一方、Amazon Q Developer Pro では制限到達後は次の月次リセットまで待つか、別のツールに切り替える必要があります。
$1 でリスクを減らせるわけですから、Kiro を選択する合理性は十分にあるのではないでしょうか。
超過設定を有効化してみた
というわけで、Kiro のコンソール画面に移動して超過設定を有効化してみましょう。
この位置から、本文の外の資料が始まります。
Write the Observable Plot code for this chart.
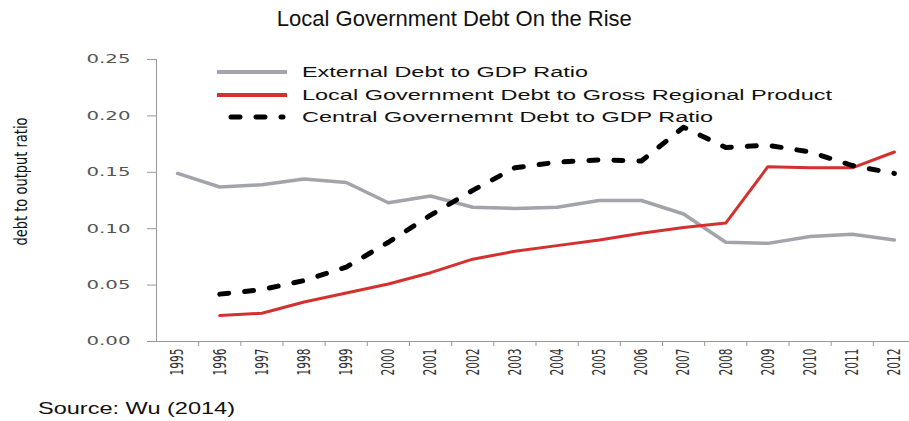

デフォルトでは無効になっていますが、ワンクリックで有効化できます。

無効化したい場合は、セッティングから変更しましょう。

Kiro IDE 側でも有効化されていることが確認できました。

IAM Identity Center を利用している場合は IDE 側からは変更できないようですね。
また、クレジットの使用量もここから確認できそうです。
CLI からは /usage で確認できます。
> /usage
Estimated Usage | resets on 01/01 | KIRO PRO
Credits (0.00 of 1000 covered in plan)
████████████████████████████████████████████████████████████████████████████████ 0%
Overages: Enabled billed at $0.04 per request (managed by your organization)
Credits used: 0.00
Est. cost: $0.00 USD
Since your account is through your organization, for account management please contact your account administrator.
超過設定もこちらから確認できますね。
まとめ
開発スタイルと優先順位によって、最適な選択肢は異なります。
Amazon Q Developer Pro を選ぶべきケース
Amazon Q Developer Pro は「固定予算で確実性が欲しい」というケースに適しています。
月額 $19 という明確なコストが確定するため、厳密な予算管理が必要な企業や個人開発者に向いています。
ただし、これは月次制限 (10,000 inference calls) に達しない低使用量の利用者であることが前提です。
もし使用量を計画的にコントロールできない環境や、月によって使用量にばらつきがある場合は、制限到達のリスクが高まります。
そのような状況では、Kiro の柔軟性の方が結果的に安心といえるでしょう。
Kiro Pro を選ぶべきケース
Kiro Pro を選ぶべきケースは、大きく2つのパターンに分かれます。
1つ目は「開発の不確実性が高い」場合です。
月によって使用量が変動する、予期しないバグ修正や急な開発要求が頻繁に入る、チーム開発で個人の使用量が予測しづらいといった環境では、固定制限に引っかかる可能性が高くなります。
Kiro の $0.04/credit という超過設定なら、急な需要増にも柔軟に対応できます。
2つ目は「開発の中断が許されない」プロジェクトです。
重要なリリース直前、本番対応中など、クリティカルなタイミングで制限に達してしまうと、プロジェクト全体に影響を及ぼします。
こうした状況では、追加課金してでも作業を継続できることが大きな価値になります。
重要なのは、単純な月額料金の比較ではなく、自分の開発スタイルと制限超過時のリスクを考慮して選択することです。
言うまでも無いですが、日常的にクレジットを超過してしまう場合は、Kiro プランの見直しを検討しましょう。
この記事がユースケースに応じた選択の材料になれば幸いです。